The court found in favor of the appellant, ruling that the refusal to register the transfer of shares was prejudicial to the company's interest. The validity of the pledge and transfer of shares was upheld, with the court determining that the appellant had the authority to complete the transfer. Compliance with Section 176 of the Indian Contract Act was deemed satisfied. The court clarified that the Securities Contracts (Regulation) Act, 1956, did not apply in this case. The authority of the company's chairman to issue consent for share transfer was upheld. The company was directed to register the transfer of shares within ten days, and the appeals were allowed without costs.
Issues Involved: 1. Refusal to register the transfer of shares 2. Validity of the pledge and transfer of shares 3. Compliance with Section 176 of the Indian Contract Act 4. Applicability of the Securities Contracts (Regulation) Act, 1956 5. Authority of the company's chairman to issue consent for share transfer
Issue-wise Detailed Analysis:
1. Refusal to Register the Transfer of Shares: The appellant sought the registration of 16,440 shares transferred by respondents Nos. 2 to 4, which the company refused. The appellant argued that the company's prior consent, given through a letter dated April 28, 1986, waived its rights to reject the transfer. The company cited disputes between the transferee and the chairman, and among family members, as reasons for refusal. The board also claimed the transfer forms were blank when handed over and that the consideration mentioned was not received. The refusal was deemed prejudicial to the company's interest, labeling the transferee as undesirable.
2. Validity of the Pledge and Transfer of Shares: The appellant advanced a loan to respondent No. 2, who deposited the shares as security. The appellant claimed the shares were sold to him upon default in repayment. The company argued that the shares were given merely as security and that the transfer forms were blank. The court held that the physical delivery of shares along with blank transfer forms constituted a valid pledge, and the appellant had the authority to fill in the blanks and complete the transfer.
3. Compliance with Section 176 of the Indian Contract Act: The company contended that the appellant did not give notice of default as required under Section 176, making the sale void. The appellant countered that the respondents had signed the transfer forms, indicating their awareness. The court found that the signing of transfer forms indicated compliance with the notice requirement.
4. Applicability of the Securities Contracts (Regulation) Act, 1956: The company argued that the sale violated Sections 13 and 18 of the Securities Contracts (Regulation) Act, as the shares were not delivered on the same day as the contract. The court noted that the Act primarily regulates stock exchange transactions and does not apply to shares of a company not listed on any stock exchange. It ruled that the transfer of pledged shares, completed by filling in blank transfer forms, did not violate the Act.
5. Authority of the Company's Chairman to Issue Consent for Share Transfer: The company challenged the authority of Shri F.M. Pochkhanwala, the chairman, to issue the consent letter.

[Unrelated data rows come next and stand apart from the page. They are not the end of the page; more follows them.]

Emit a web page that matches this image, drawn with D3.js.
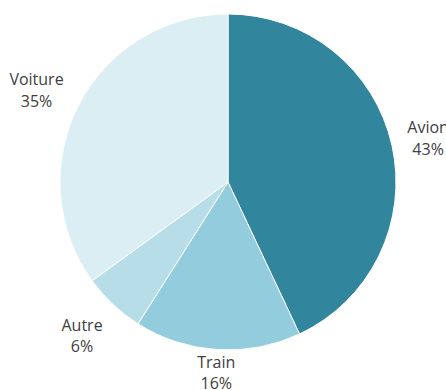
<!DOCTYPE html>
<html><head><meta charset="utf-8">
<script src="https://cdn.jsdelivr.net/npm/d3@7"></script>
<style>html,body{margin:0;padding:0;background:#fff;overflow:hidden}</style>
</head><body>
<svg id="c" width="446" height="390"></svg>
<script>
const categories = ["Avion", "Train", "Autre", "Voiture"];
const values = [43, 16, 6, 35];
const colors = ["#31859c", "#93cddd", "#b7dee8", "#dbeef4"];
// label nudges (layout only)
const labelNudge = [[2, -4.7], [1, -16.6], [-7, 1], [-10.6, -4.8]];

const W = 446, H = 390, cx = 228, cy = 182, R = 168, LR = 203;
const svg = d3.select("#c");
const g = svg.append("g").attr("transform", `translate(${cx},${cy})`);
const pie = d3.pie().sort(null).value(d => d.v);
const data = pie(categories.map((c, i) => ({c, v: values[i], i})));
const arc = d3.arc().innerRadius(0).outerRadius(R);
g.selectAll("path").data(data).join("path")
  .attr("d", arc).attr("fill", d => colors[d.data.i])
  .attr("stroke", "#fff").attr("stroke-width", 1);
const total = d3.sum(values);
const larc = d3.arc().innerRadius(LR).outerRadius(LR);
const lab = g.selectAll("text.l").data(data).join("text")
  .attr("class", "l")
  .attr("transform", d => {
    const [x, y] = larc.centroid(d);
    const n = labelNudge[d.data.i];
    return `translate(${x + n[0]},${y + n[1]})`;
  })
  .attr("text-anchor", "middle")
  .attr("font-family", "'Open Sans', Lato, sans-serif")
  .attr("font-size", 16)
  .attr("fill", "#404040");
lab.append("tspan").attr("x", 0).attr("dy", 0).text(d => d.data.c);
lab.append("tspan").attr("x", 0).attr("dy", 21.5).text(d => Math.round(d.data.v / total * 100) + "%");
</script>
</body></html>
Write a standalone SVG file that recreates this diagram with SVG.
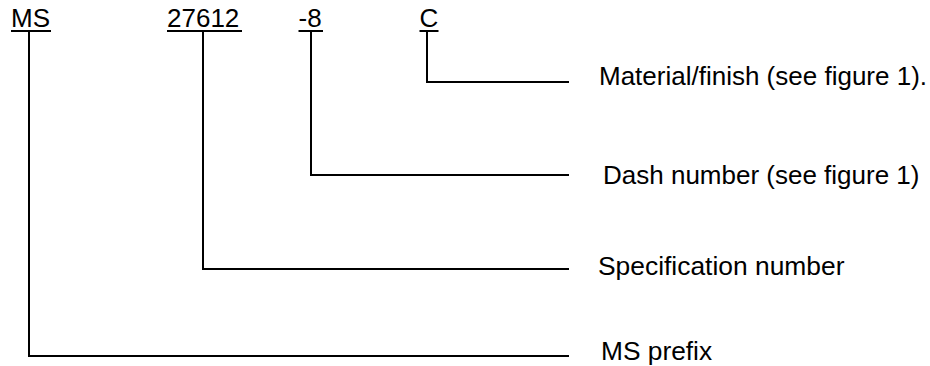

The court found that the letter was issued on behalf of the company, and no evidence was provided to dispute its validity. The company had the opportunity to challenge the letter but failed to do so effectively.
Conclusion: The court concluded that the board of directors acted on extraneous considerations and not in the company's interest when refusing the transfer. The transfer of shares was deemed valid, and the company was directed to register the transfer within ten days. The appeals were allowed, and no costs were ordered.